* **WHAT THIS TASK INVOLVES**: Reproduce the listing word for word, leaving every picture behind.

* **DATA LINES**:

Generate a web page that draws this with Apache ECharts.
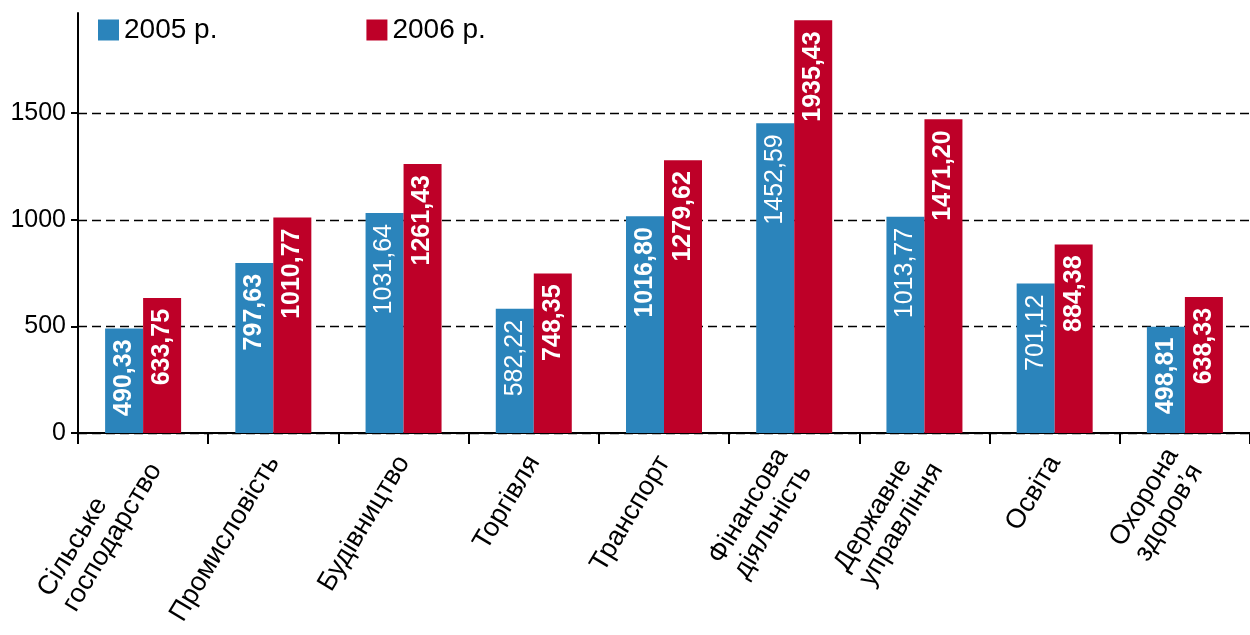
<!DOCTYPE html>
<html><head><meta charset="utf-8">
<script src="https://cdn.jsdelivr.net/npm/echarts@6/dist/echarts.min.js"></script>
<style>html,body{margin:0;padding:0;background:#fff}#c{width:1250px;height:635px}</style>
</head><body><div id="c"></div>
<script>
const categories = ["Сільське\nгосподарство","Промисловість","Будівництво","Торгівля","Транспорт","Фінансова\nдіяльність","Державне\nуправління","Освіта","Охорона\nздоров’я"];
const seriesNames = ["2005 р.","2006 р."];
const values2005 = [490.33,797.63,1031.64,582.22,1016.80,1452.59,1013.77,701.12,498.81];
const values2006 = [633.75,1010.77,1261.43,748.35,1279.62,1935.43,1471.20,884.38,638.33];
const bold2005 = [true,true,false,false,true,false,false,false,true];
const yTicks = [0,500,1000,1500];

const FONT = '"Liberation Sans", Arial, sans-serif';
const fmt = v => v.toFixed(2).replace('.', ',');
const labelBase = {show:true, position:'insideTop', rotate:90, align:'right', verticalAlign:'middle', distance:11, color:'#fff', fontFamily:FONT, fontSize:25, formatter:p=>fmt(p.value)};

const chart = echarts.init(document.getElementById('c'), null, {renderer:'canvas'});
chart.setOption({
  animation:false,
  textStyle:{fontFamily:FONT},
  legend:{left:93, top:11, itemWidth:21, itemHeight:21, itemGap:149, icon:'rect',
    textStyle:{fontSize:28, color:'#000', fontFamily:FONT}, data:seriesNames},
  grid:{left:78, right:-2, top:13, bottom:202, containLabel:false},
  xAxis:{type:'category', data:categories, boundaryGap:true,
    axisLine:{lineStyle:{color:'#000', width:2}},
    axisTick:{show:true, length:11, lineStyle:{color:'#000', width:2}},
    axisLabel:{interval:0, rotate:59, margin:25, color:'#000', fontFamily:FONT, fontSize:27,
      formatter:v=>v.split('\n').map(s=>'{l|'+s+'}').join('\n'),
      rich:{l:{align:'left', fontSize:27, fontFamily:FONT, color:'#000', lineHeight:29}}}},
  yAxis:{type:'value', min:0, max:1970,
    axisLine:{show:true, lineStyle:{color:'#000', width:2}},
    axisTick:{show:true, length:7, customValues:yTicks, lineStyle:{color:'#000', width:2}},
    axisLabel:{customValues:yTicks, color:'#000', fontFamily:FONT, fontSize:25, margin:12, formatter:v=>String(v)},
    splitLine:{show:true, lineStyle:{color:'#000', width:1.3, type:[9,5]}}},
  series:[
    {name:seriesNames[0], type:'bar', barWidth:38, barGap:'0%', itemStyle:{color:'#2b84bb'},
      data:values2005.map((v,i)=>({value:v, label:{fontWeight: bold2005[i]?'bold':'normal'}})),
      label:labelBase},
    {name:seriesNames[1], type:'bar', barWidth:38, barGap:'0%', itemStyle:{color:'#be0028'},
      data:values2006, label:Object.assign({}, labelBase, {fontWeight:'bold'})}
  ]
});
</script></body></html>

* **SOLVED EXERCISE**:
Generate a web page that draws this with Apache ECharts.
<!DOCTYPE html>
<html><head><meta charset="utf-8">
<script src="https://cdn.jsdelivr.net/npm/echarts@6/dist/echarts.min.js"></script>
<style>html,body{margin:0;padding:0;background:#fff}#c{width:1250px;height:635px}</style>
</head><body><div id="c"></div>
<script>
const categories = ["Сільське\nгосподарство","Промисловість","Будівництво","Торгівля","Транспорт","Фінансова\nдіяльність","Державне\nуправління","Освіта","Охорона\nздоров’я"];
const seriesNames = ["2005 р.","2006 р."];
const values2005 = [490.33,797.63,1031.64,582.22,1016.80,1452.59,1013.77,701.12,498.81];
const values2006 = [633.75,1010.77,1261.43,748.35,1279.62,1935.43,1471.20,884.38,638.33];
const bold2005 = [true,true,false,false,true,false,false,false,true];
const yTicks = [0,500,1000,1500];

const FONT = '"Liberation Sans", Arial, sans-serif';
const fmt = v => v.toFixed(2).replace('.', ',');
const labelBase = {show:true, position:'insideTop', rotate:90, align:'right', verticalAlign:'middle', distance:11, color:'#fff', fontFamily:FONT, fontSize:25, formatter:p=>fmt(p.value)};

const chart = echarts.init(document.getElementById('c'), null, {renderer:'canvas'});
chart.setOption({
  animation:false,
  textStyle:{fontFamily:FONT},
  legend:{left:93, top:11, itemWidth:21, itemHeight:21, itemGap:149, icon:'rect',
    textStyle:{fontSize:28, color:'#000', fontFamily:FONT}, data:seriesNames},
  grid:{left:78, right:-2, top:13, bottom:202, containLabel:false},
  xAxis:{type:'category', data:categories, boundaryGap:true,
    axisLine:{lineStyle:{color:'#000', width:2}},
    axisTick:{show:true, length:11, lineStyle:{color:'#000', width:2}},
    axisLabel:{interval:0, rotate:59, margin:25, color:'#000', fontFamily:FONT, fontSize:27,
      formatter:v=>v.split('\n').map(s=>'{l|'+s+'}').join('\n'),
      rich:{l:{align:'left', fontSize:27, fontFamily:FONT, color:'#000', lineHeight:29}}}},
  yAxis:{type:'value', min:0, max:1970,
    axisLine:{show:true, lineStyle:{color:'#000', width:2}},
    axisTick:{show:true, length:7, customValues:yTicks, lineStyle:{color:'#000', width:2}},
    axisLabel:{customValues:yTicks, color:'#000', fontFamily:FONT, fontSize:25, margin:12, formatter:v=>String(v)},
    splitLine:{show:true, lineStyle:{color:'#000', width:1.3, type:[9,5]}}},
  series:[
    {name:seriesNames[0], type:'bar', barWidth:38, barGap:'0%', itemStyle:{color:'#2b84bb'},
      data:values2005.map((v,i)=>({value:v, label:{fontWeight: bold2005[i]?'bold':'normal'}})),
      label:labelBase},
    {name:seriesNames[1], type:'bar', barWidth:38, barGap:'0%', itemStyle:{color:'#be0028'},
      data:values2006, label:Object.assign({}, labelBase, {fontWeight:'bold'})}
  ]
});
</script></body></html>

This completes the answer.